Search TMP and you will find the topic of French and Prussian blue has been discussed numerous times. But I guess it can come up again. Prussian blue was certainly nearly black but I agree with many that French uniforms of the period were also very dark if not as dark as the Prussians. Many make the mistake of painting an intermediate blue on French. I do recognize that a "ligher" blue looks better on the wargaming table since it provides a better look. So when I paint French I apply a darker intermediate blue and then shade with a very dark blue. From three feet you get the impression of an awfully dark blue but not so dark that it just looks like a dark blob. Lighter than the real cloth but a good look on the table.

Mick the Metalsmith07 Dec 2017 4:43 a.m. PST

What colour are blue jeans? New vs faded? Pick one and vary it and you will be correct.

Esquire Supporting Member of TMP07 Dec 2017 4:46 a.m. PST

Mick -- I agree with many who have posted on TMP that dark blue uniforms of the period wore out but did not fade like jeans. The blue, unlike some colors and dyes of the time, was relatively colorfast.

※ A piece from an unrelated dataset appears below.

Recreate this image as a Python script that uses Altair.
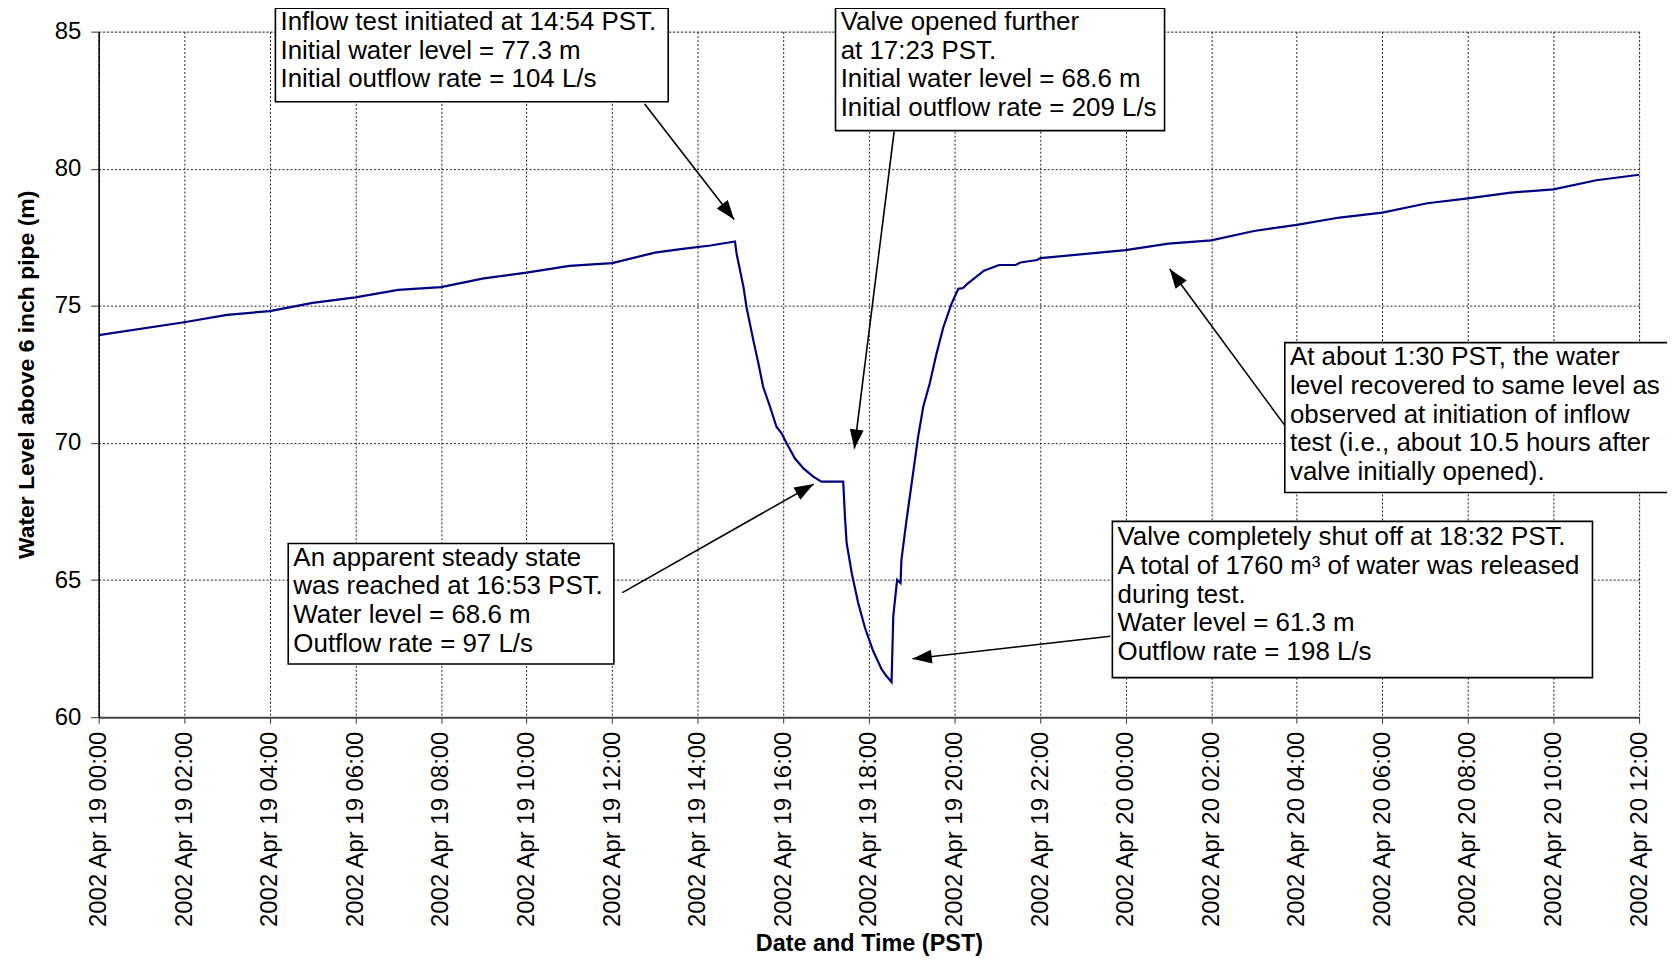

My lighter colors are an argument of what sunlight on folds would look like from a distance.

von Winterfeldt07 Dec 2017 5:31 a.m. PST

they did hardly fade at all – jeans – is cotton based – uniform coat at this time were woolen cloth, dark blue got in fact darker due to getting dirty, woolen uniforms were forbidden to be washed all what you could do was to brush them or to paint them white (on white uniform coats)
in model miniatures painting one has to adjust the colour due to scale and paint lighter than as it would be in 1 : 1 scale.
I would just paint Dutch, French and Prussians dark blue and hardly pay any attention between those nations.

Kelly Armstrong07 Dec 2017 7:14 a.m. PST

With inks, another technique to alter shades is to increase/decrease applications with the same ink. So one application of French Blue for frenchies and two applications for Dutch, for instance.

Mick the Metalsmith07 Dec 2017 7:52 a.m. PST

Cotton or wool, it doesn't matter. Sun bleached vegetable dyes (Anyline dyes are not common yet) and dye lots were inconsistently dyed. Add abrasion from dust, rock and wood and after a month, you have a mess and quite a range of colors. Again pick any shade you like and you will be correct.

Timmo uk09 Dec 2017 2:38 a.m. PST

Eye witness account from the period state that distant French looked like dark masses. I paint for this effect.

Dark blue is an interesting colour as it absorbs light and when new, wool based cloth can look darker than black. I have never seen dark blue look brighter the further away it gets. Distance desaturates colour.

Due to the manufacturing of the period there would be multiple versions of dark blue cloth used. Some French may have been in darker blue than some Prussians…

On campaign rain, sun bleaching, mud and dust will all alter the intensity of the underlying uniform colour.

All of this means that at the end of the day do what you like the look of the most.